Collaboration between child welfare agencies, domestic violence and other community-based organizations can help the system become more effective in promoting safety and well-being of adult and child survivors of domestic violence.

Collaboration between child welfare agencies, domestic violence, child serving organizations and other community-based programs can help the system become more effective in promoting safety and well-being of adult and child survivors of domestic violence.  

Children and youth living in homes where domestic violence occurs may experience negative physical, emotional, social or cognitive impacts from their exposure, and their families can become involved in the child welfare system as a result of a report of abuse or neglect. Black, Native American and Latinx families are disproportionately represented in child welfare as a result of intersecting and compounding inequities in multiple systems and organizations, and experience worse outcomes than White families. 

Collaboration between domestic violence programs, child serving organizations, other community-based programs, and child welfare agencies can advance policy and practice that is centered in the experiences of those survivors who are most harmed by the system, collectively build protective factors that benefit both adult and child survivors, implement relational accountability strategies for people who use violence and establish mutual goals and accountability for improving outcomes of families. 

Considerations:

  • What data is available about families and survivors who are involved in both child welfare and domestic violence services? Is there a shared process of making meaning of data? 

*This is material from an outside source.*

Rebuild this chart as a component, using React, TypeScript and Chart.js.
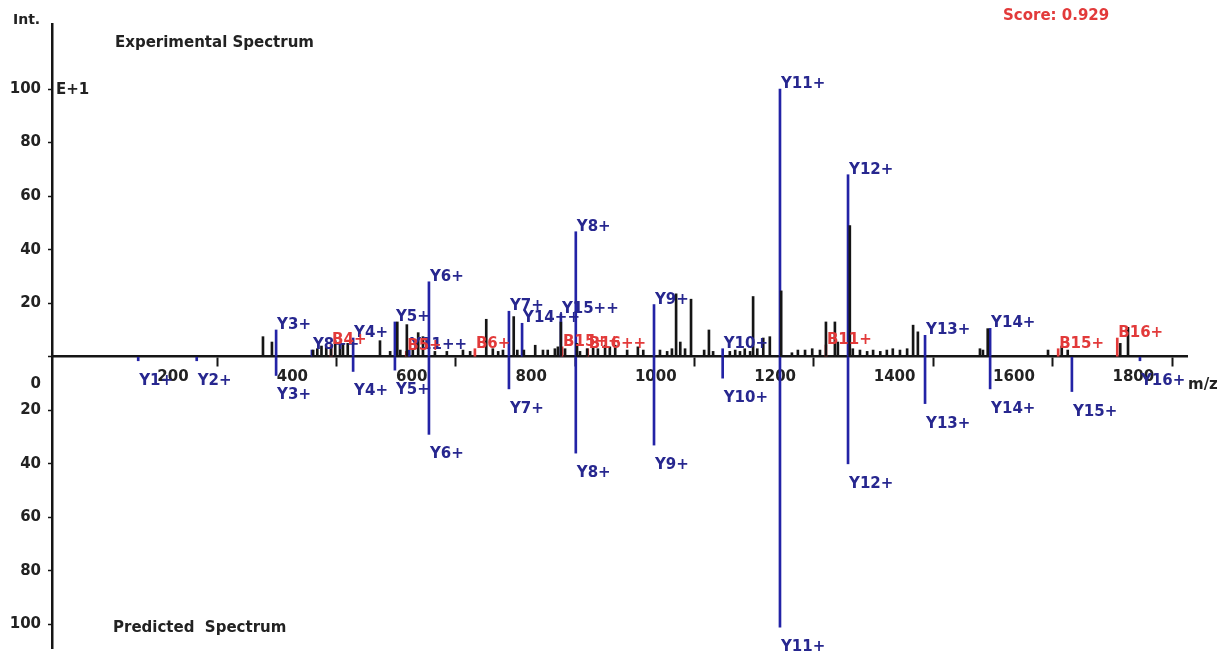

  • What community-connected, culturally-specific organizations should be invited and funded to participate as full partners in meaning-making and policy & practice design? 

  • What do child serving organizations understand about the impact of mandatory reporting and child welfare practices on families experiencing domestic violence? How can practices be developed to support both children and adult survivors so that reporting is not necessary, or is not the only option? 

  • Are partnering systems and agencies with more power willing to have open and difficult conversations about the impact of their work on families and communities?  

  • How can conditions be created to encourage partners to commit to transparency (truth-telling), sharing resources and decision-making, and accountability to the community and families served  

  • Are there staff at multiple levels in both organizations with adaptive leadership skills who are invested in innovation to improve outcomes for all survivors?  

Strategies for working together:

  • Engage and support survivors with lived experiences of the system and services to participate in policy, practice and program development.  

  • Listen actively to understand the impact of the child welfare system and of domestic violence programs on survivors who are disproportionately represented in child welfare and/or underserved by domestic violence programs.   

  • Evaluate the collaboration over time using the Centering Racial Equity Collaboration Survey 

  • Create a shared vision and concrete plans for supporting staff in multiple agencies and organizations to help establish accountability for people who use violence and to create meaningful support for positive change. 

  • Develop a collective work plan for creating conditions and experiences (building protective factors) that help survivors to be safe and that create multiple paths to healing.